Most of these homes were not priced at their true value.

They were priced to attract attention, create traffic, and generate multiple offers.

And it’s working.

2. Buyers are still competing hard

Even with higher rates, buyers haven’t disappeared.

What’s changed is how they behave. They ignore overpriced homes, but they aggressively chase well-priced ones.

That’s why you see huge spikes over asking instead of slow negotiations.

3. Inventory is tight in the right price range

Anything in that $500K to $650K range that shows well is getting serious attention.
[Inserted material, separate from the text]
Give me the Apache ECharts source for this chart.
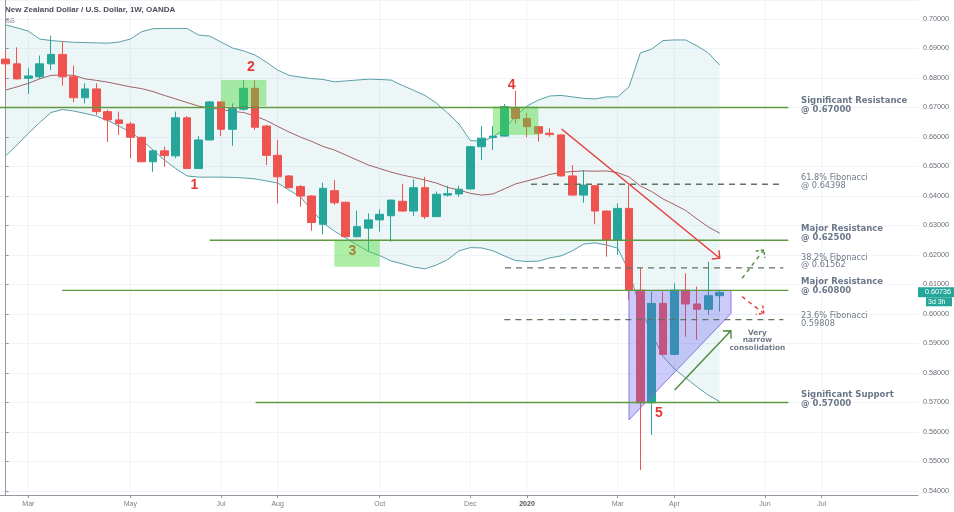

That’s the sweet spot right now.

Two completely different markets

This is where people get confused.

Some homes are sitting for 30, 60, even 90 days.

Others are selling in under a week with massive overbids.

So which market are we in?

Both.

What this means if you’re selling

If you price your home too high, you sit.

If you price it right or slightly under, you create competition.

And competition is where these big over-ask numbers are coming from.

The Candle Crescent sales are proof of that. Those didn’t just happen. They were positioned that way.

What this means if you’re buying

You need to adjust expectations.

A home listed at $499,900 is not necessarily a $500K house anymore.

It might be $550K, $600K, or higher depending on demand.

If you’re not prepared for that, you’re going to keep missing out.

Final thought

The headline isn’t just that prices are rising.

The headline is that the gap between list price and sale price is getting wider.

And if you don’t understand that, you’re either leaving money on the table as a seller or constantly losing as a buyer.